Per wtop.com link given at antiwar.com:
"Dr. David Irwin, his psychiatrist, called him homicidal, sociopathic with clear intentions," the document states. "Will testify with other details."According to a recording at the Shady Grove Psychiatric Group, Irwin is out of the office until Monday. A message left was not returned.
Haven't heard any quotes from him, but it could be that he is (very properly) preserving patient confidentiality.
Link at sig.
If Ivins is guilty, Ross will look pretty stupid being a conduit for distracting information that led away from the culpret. ...In any event, it doesn't sound like he's protecting a whistle blower, which ought to be the only criteria for withholding sources.
Geewhiz,
QUOTE One has to believe that Willman is the next Judith Miller. He is loving the scoops but has no idea he is being manipulated by others. And of course, none of his readers will ever know it. END QUOTE
Most maintream media journalists, like Judith Miller and David Willman, have little expert knowledge about most of the topics they report on. The Internet has made it possible for the best experts in any given field to give these mediocrities a serious spanking on a level playing field.
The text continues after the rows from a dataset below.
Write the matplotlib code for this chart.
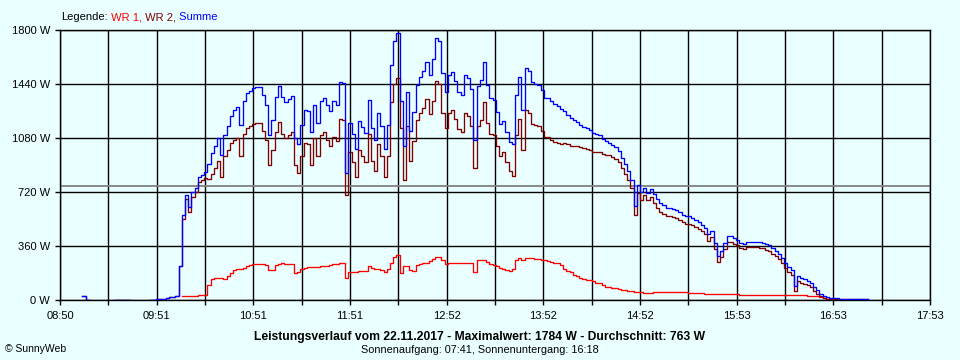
import numpy as np
import matplotlib
matplotlib.use('Agg')
import matplotlib.pyplot as plt
import matplotlib.transforms as mtransforms

plt.rcParams['font.family'] = ['Liberation Sans', 'DejaVu Sans']

nan = np.nan
# sample times in minutes after midnight (every 2 minutes, 09:02 .. 17:14)
minutes = np.arange(542, 1036, 2)

# WR 2 (dark red) in W
wr2 = [
    nan, 25, 0, nan, nan, nan, nan, nan, nan, nan,
    nan, 3, 3, 3, 3, 3, nan, nan, nan, nan,
    nan, nan, 3, 3, 4, 6, 10, 15, 18, 20,
    30, 230, 540, 675, 590, 690, 720, 790, 800, 815,
    810, 840, 880, 930, 820, 960, 1000, 1050, 1065, 1080,
    960, 1110, 1150, 1160, 1175, 1178, 1178, 1130, 1065, 900,
    1000, 1120, 1190, 1110, 1080, 1100, 1120, 900, 850, 960,
    1050, 1040, 900, 1080, 960, 1100, 1120, 1070, 1030, 1090,
    1060, 1210, 1200, 700, 990, 920, 820, 1000, 960, 920,
    1110, 930, 860, 1040, 960, 820, 960, 1320, 1440, 1480,
    1150, 800, 1160, 930, 1060, 1200, 1250, 1280, 1340, 1240,
    1330, 1460, 1440, 1250, 1150, 1250, 1270, 1210, 1140, 1120,
    1250, 1230, 1160, 880, 1160, 1200, 1320, 1180, 1110, 1100,
    1030, 960, 990, 920, 860, 830, 1100, 1210, 1000, 1270,
    1245, 1175, 1165, 1160, 1130, 1085, 1085, 1070, 1055, 1050,
    1040, 1050, 1040, 1030, 1030, 1025, 1020, 1015, 1010, 1000,
    990, 990, 985, 975, 968, 965, 955, 940, 920, 880,
    840, 800, 745, 570, 715, 670, 700, 670, 690, 650,
    615, 590, 575, 560, 558, 552, 545, 532, 518, 508,
    510, 498, 484, 472, 458, 440, 395, 420, 340, 255,
    290, 340, 390, 385, 375, 365, 345, 340, 352, 352,
    352, 352, 348, 345, 335, 328, 310, 295, 276, 245,
    215, 188, 165, 60, 125, 115, 110, 100, 85, 60,
    40, 25, 12, 10, 8, 7, 7, 6, 7, 7,
    7, 6, 6, 6, 6, 6, 6,
]

# WR 1 (red) in W
wr1 = [
    nan, nan, nan, nan, nan, nan, nan, nan, nan, nan,
    nan, nan, nan, nan, nan, nan, nan, nan, nan, nan,
    nan, nan, nan, nan, nan, nan, nan, nan, nan, nan,
    nan, nan, 24, 25, 28, 30, 30, 32, 34, 36,
    100, 140, 147, 147, 150, 140, 160, 180, 200, 205,
    208, 215, 230, 235, 238, 240, 240, 238, 236, 200,
    200, 236, 240, 245, 242, 240, 240, 180, 190, 210,
    215, 218, 220, 222, 220, 225, 228, 230, 232, 238,
    240, 245, 245, 150, 190, 190, 190, 195, 195, 195,
    225, 215, 205, 205, 200, 190, 210, 250, 290, 300,
    180, 230, 225, 200, 195, 236, 240, 245, 250, 262,
    275, 290, 285, 265, 240, 250, 250, 250, 248, 248,
    250, 250, 250, 190, 265, 265, 268, 255, 240, 235,
    225, 215, 205, 200, 195, 210, 270, 280, 270, 280,
    282, 278, 275, 272, 268, 265, 262, 255, 250, 245,
    235, 210, 195, 185, 170, 160, 150, 140, 136, 134,
    125, 115, 112, 100, 90, 85, 80, 78, 75, 70,
    66, 62, 58, 55, 55, 52, 47, 45, 50, 55,
    56, 56, 56, 55, 55, 55, 54, 53, 52, 51,
    50, 49, 48, 46, 44, 43, 42, 42, 41, 40,
    40, 40, 40, 39, 38, 37, 36, 36, 36, 36,
    36, 36, 36, 36, 36, 36, 35, 34, 34, 34,
    33, 33, 33, 32, 32, 32, 32, 30, 28, 26,
    24, 18, 12, 9, 7, 5, 4, 3, nan, nan,
    nan, nan, nan, nan, nan, nan, nan,
]

y_ticks = [0, 360, 720, 1080, 1440, 1800]
x_tick_labels = ['08:50', '09:51', '10:51', '11:51', '12:52', '13:52',
                 '14:52', '15:53', '16:53', '17:53']
x_start, x_end = 530, 1073
average_w = 763
max_w = 1784
date_str = '22.11.2017'
sunrise, sunset = '07:41', '16:18'

wr1_a = np.array(wr1, dtype=float)
wr2_a = np.array(wr2, dtype=float)
summe = wr2_a + np.nan_to_num(wr1_a)

BG = '#EAFFFF'
W, H = 960, 360
fig = plt.figure(figsize=(W / 100, H / 100), dpi=100, facecolor=BG)
ax = fig.add_axes([60 / W, 60 / H, 870 / W, 270 / H])
ax.set_facecolor(BG)

ax.set_xlim(x_start, x_end)
ax.set_ylim(0, 1800)

n_div = 18
xt = [x_start + i * (x_end - x_start) / n_div for i in range(n_div + 1)]
xl = []
for i in range(n_div + 1):
    xl.append(x_tick_labels[i // 2] if i % 2 == 0 else '')
ax.set_xticks(xt)
ax.set_xticklabels(xl)
ax.set_yticks(y_ticks)
ax.set_yticklabels([f'{v} W' for v in y_ticks])

ax.grid(True, color='black', lw=1.0)
ax.set_axisbelow(True)
for s in ax.spines.values():
    s.set_color('black')
    s.set_linewidth(1.0)
ax.tick_params(axis='both', direction='out', length=3.6, width=1.0,
               color='black', labelsize=8, labelcolor='black')
ax.tick_params(axis='x', pad=4)
ax.tick_params(axis='y', pad=3.6)

ax.axhline(average_w, color='#808080', lw=1.3, zorder=1.5)

ax.plot(minutes, wr1_a, color='#FF0000', lw=0.95, drawstyle='steps-post', zorder=3)
ax.plot(minutes, wr2_a, color='#800000', lw=0.95, drawstyle='steps-post', zorder=3)
ax.plot(minutes, summe, color='#0000FF', lw=0.95, drawstyle='steps-post', zorder=3)

# legend at top
fig.canvas.draw()
r = fig.canvas.get_renderer()
ident = mtransforms.IdentityTransform()
x = 61
parts = [('Legende:', 'black'), (' WR 1,', '#FF0000'), (' WR 2,', '#800000'), (' Summe', '#0000FF')]
for s, c in parts:
    t = fig.text(x, H - 17, s, color=c, fontsize=8, ha='left', va='center', transform=ident)
    bb = t.get_window_extent(r)
    x = bb.x1

fig.text(0.5, 1 - 337 / H,
         f'Leistungsverlauf vom {date_str} - Maximalwert: {max_w} W - Durchschnitt: {average_w} W',
         ha='center', va='center', fontsize=8.7, fontweight='bold', color='black')
fig.text(0.5, 1 - 350 / H,
         f'Sonnenaufgang: {sunrise}, Sonnenuntergang: {sunset}',
         ha='center', va='center', fontsize=7.8, color='black')
fig.text(5 / W, 1 - 349 / H, '© SunnyWeb', ha='left', va='center', fontsize=7.5, color='black')

fig.savefig('out.png', dpi=100, facecolor=BG)
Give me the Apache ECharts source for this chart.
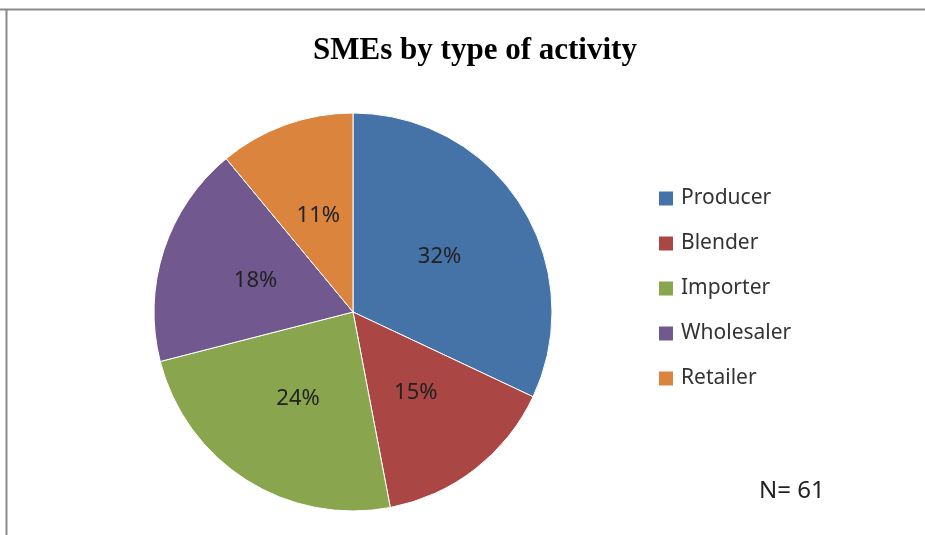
<!DOCTYPE html>
<html>
<head>
<meta charset="utf-8">
<script src="https://cdn.jsdelivr.net/npm/echarts@6/dist/echarts.min.js"></script>
<style>
  html, body { margin: 0; padding: 0; background: #fff; }
  #main { width: 925px; height: 535px; }
</style>
</head>
<body>
<div id="main"></div>
<script>
// SMEs by activity type (%)
const categories = ['Producer', 'Blender', 'Importer', 'Wholesaler', 'Retailer'];
const shares = [32, 15, 24, 18, 11];
const colors = ['#4572A7', '#AA4643', '#89A54E', '#71588F', '#DB843D'];
const sampleNote = 'N= 61';

const pieData = categories.map((name, i) => ({ name: name, value: shares[i] }));

var myChart = echarts.init(document.getElementById('main'));
myChart.setOption({
  animation: false,
  color: colors,
  title: {
    text: 'SMEs by type of activity',
    left: 470,
    top: 30,
    textAlign: 'center',
    textStyle: {
      fontFamily: 'Liberation Serif',
      fontWeight: 'bold',
      fontSize: 31,
      color: '#000'
    }
  },
  legend: {
    orient: 'vertical',
    left: 652,
    top: 183,
    itemWidth: 16,
    itemHeight: 16,
    itemGap: 24,
    icon: 'rect',
    data: categories,
    textStyle: {
      fontFamily: 'Noto Sans',
      fontSize: 21,
      color: '#333',
      padding: [0, 0, 0, 2]
    }
  },
  graphic: [
    { type: 'line', shape: { x1: 0, y1: 9.5, x2: 925, y2: 9.5 }, style: { stroke: '#8a8a8a', lineWidth: 2 } },
    { type: 'line', shape: { x1: 6.5, y1: 9, x2: 6.5, y2: 535 }, style: { stroke: '#8a8a8a', lineWidth: 2 } },
    {
      type: 'text',
      left: 759,
      top: 479,
      style: { text: sampleNote, fontFamily: 'Noto Sans', fontSize: 24, fill: '#222' }
    }
  ],
  series: [{
    type: 'pie',
    center: [353, 312],
    radius: 199,
    startAngle: 90,
    clockwise: true,
    data: pieData,
    itemStyle: { borderColor: '#fff', borderWidth: 1 },
    label: {
      position: 'inside',
      formatter: '{c}%',
      fontFamily: 'Noto Sans',
      fontSize: 22,
      color: '#222'
    },
    labelLine: { show: false },
    emphasis: { disabled: true }
  }]
});
</script>
</body>
</html>
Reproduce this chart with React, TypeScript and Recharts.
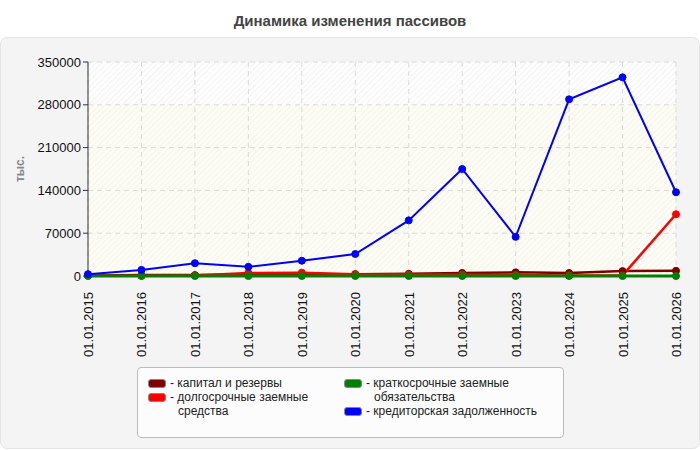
import React from 'react'
import { LineChart, Line, XAxis, YAxis, CartesianGrid } from 'recharts'

const dates = [
  '01.01.2015', '01.01.2016', '01.01.2017', '01.01.2018', '01.01.2019', '01.01.2020',
  '01.01.2021', '01.01.2022', '01.01.2023', '01.01.2024', '01.01.2025', '01.01.2026',
]

const kapital = [1000, 1500, 1500, 2500, 3000, 3000, 3500, 5000, 6000, 5000, 8000, 8500]
const dolgosrochnye = [500, 500, 1000, 5000, 5500, 3000, 2500, 2000, 1500, 1000, 1000, 101000]
const kratkosrochnye = [0, 0, 0, 0, 0, 0, 0, 0, 0, 0, 0, 0]
const kreditorskaya = [3000, 10000, 21000, 15000, 25000, 36000, 91000, 175000, 64000, 289000, 325000, 137000]

const yTicks = [0, 70000, 140000, 210000, 280000, 350000]

// legend labels are split where the reference wraps them
const series = [
  { key: 'kapital', name: 'капитал и резервы', lines: ['капитал и резервы'], color: '#800000', width: 2.5 },
  { key: 'dolg', name: 'долгосрочные заемные средства', lines: ['долгосрочные заемные', 'средства'], color: '#ff0000', width: 2.5 },
  { key: 'krat', name: 'краткосрочные заемные обязательства', lines: ['краткосрочные заемные', 'обязательства'], color: '#008000', width: 3 },
  { key: 'kred', name: 'кредиторская задолженность', lines: ['кредиторская задолженность'], color: '#0000ff', width: 2 },
]

const data = dates.map((d, i) => ({
  date: d,
  kapital: kapital[i],
  dolg: dolgosrochnye[i],
  krat: kratkosrochnye[i],
  kred: kreditorskaya[i],
}))

const font = '"Liberation Sans", Arial, sans-serif'

// top stripe plain hatch, the rest with a faint cream tint
const stripeFills = ['url(#hatch)', 'url(#hatchY)', 'url(#hatchY)', 'url(#hatchY)', 'url(#hatchY)', 'url(#hatchY)']

function DateTick({ x, y, payload }: any) {
  return (
    <text
      x={x}
      y={y}
      transform={`rotate(-90, ${x}, ${y})`}
      dx={-8}
      dy={5}
      textAnchor="end"
      fontSize={13}
      fill="#111"
      fontFamily={font}
    >
      {payload.value}
    </text>
  )
}

function LegendBox() {
  const item = (s: (typeof series)[number], left: number, top: number) => (
    <div key={s.key} style={{ position: 'absolute', left, top }}>
      <div
        style={{
          position: 'absolute',
          left: 0,
          top: 3,
          width: 16,
          height: 7,
          background: s.color,
          border: '1px solid #888',
          borderRadius: 3,
        }}
      />
      {s.lines.map((ln, j) => (
        <div
          key={j}
          style={{
            position: 'absolute',
            left: j === 0 ? 22 : 30,
            top: j * 14,
            whiteSpace: 'nowrap',
            fontSize: 12,
            lineHeight: '14px',
            color: '#222',
          }}
        >
          {j === 0 ? `- ${ln}` : ln}
        </div>
      ))}
    </div>
  )
  return (
    <div
      style={{
        position: 'absolute',
        left: 137,
        top: 367,
        width: 425,
        height: 69,
        background: '#fcfcfc',
        border: '1px solid #bbb',
        borderRadius: 4,
        fontFamily: font,
      }}
    >
      {item(series[0], 10, 8)}
      {item(series[1], 10, 22)}
      {item(series[2], 206, 8)}
      {item(series[3], 206, 36)}
    </div>
  )
}

export default function App() {
  return (
    <div style={{ position: 'absolute', left: 0, top: 0, width: 700, height: 450, background: '#fff', fontFamily: font }}>
      <svg width={0} height={0} style={{ position: 'absolute' }}>
        <defs>
          <pattern id="hatch" width={4} height={4} patternUnits="userSpaceOnUse" patternTransform="rotate(45)">
            <rect width={4} height={4} fill="#ffffff" />
            <line x1={0} y1={0} x2={0} y2={4} stroke="#eeeeee" strokeWidth={1.5} />
          </pattern>
          <pattern id="hatchY" width={4} height={4} patternUnits="userSpaceOnUse" patternTransform="rotate(45)">
            <rect width={4} height={4} fill="#fdfdf6" />
            <line x1={0} y1={0} x2={0} y2={4} stroke="#f1f1ea" strokeWidth={1.5} />
          </pattern>
        </defs>
      </svg>
      <div
        style={{
          position: 'absolute',
          left: 0,
          top: 37,
          width: 698,
          height: 410,
          background: '#f4f4f4',
          border: '1px solid #e4e4e4',
          borderRadius: 7,
        }}
      />
      <div
        style={{
          position: 'absolute',
          left: 0,
          top: 12,
          width: 700,
          textAlign: 'center',
          fontSize: 15,
          fontWeight: 'bold',
          color: '#444',
        }}
      >
        Динамика изменения пассивов
      </div>
      <div style={{ position: 'absolute', left: 0, top: 0 }}>
        <LineChart width={700} height={450} data={data} margin={{ top: 62, right: 24, bottom: 94, left: 28 }}>
          <CartesianGrid
            stroke="#dadada"
            strokeDasharray="5 4"
            horizontalFill={stripeFills}
            fillOpacity={1}
          />
          <XAxis
            dataKey="date"
            interval={0}
            tick={<DateTick />}
            tickLine={false}
            axisLine={false}
            height={80}
            padding={{ left: 0, right: 0 }}
          />
          <XAxis xAxisId="top" dataKey="date" orientation="top" tick={false} tickLine={false} axisLine={{ stroke: '#dddddd' }} height={0} />
          <YAxis yAxisId="right" orientation="right" domain={[0, 350000]} tick={false} tickLine={false} axisLine={{ stroke: '#dddddd' }} width={0} />
          <YAxis
            domain={[0, 350000]}
            ticks={yTicks}
            interval={0}
            width={60}
            tick={{ fill: '#111', fontSize: 13, fontFamily: font }}
            tickLine={{ stroke: '#333' }}
            tickSize={5}
            axisLine={{ stroke: '#333' }}
            label={{
              value: 'тыс.',
              angle: -90,
              position: 'insideLeft',
              offset: -8,
              style: { fill: '#888', fontWeight: 'bold', fontSize: 12, fontFamily: font, textAnchor: 'middle' },
            }}
          />
          {series.map((s) => (
            <Line
              key={s.key}
              type="linear"
              dataKey={s.key}
              name={s.name}
              stroke={s.color}
              strokeWidth={s.width}
              dot={{ r: 3.5, fill: s.color, stroke: s.color, strokeWidth: 1 }}
              activeDot={false}
              isAnimationActive={false}
            />
          ))}
        </LineChart>
      </div>
      <LegendBox />
    </div>
  )
}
In the world of Internet new media, traditional "journalists" may well have no place on the food chain. Intelligent consumers of news will be able to go directly to the best minds on the topics of the day, without a mediating dumbed-down filter designed to protect the interests of the handful of oligarchs who own the mainstream media. These "journalists" are running scared -- the Internet is eating their lunch.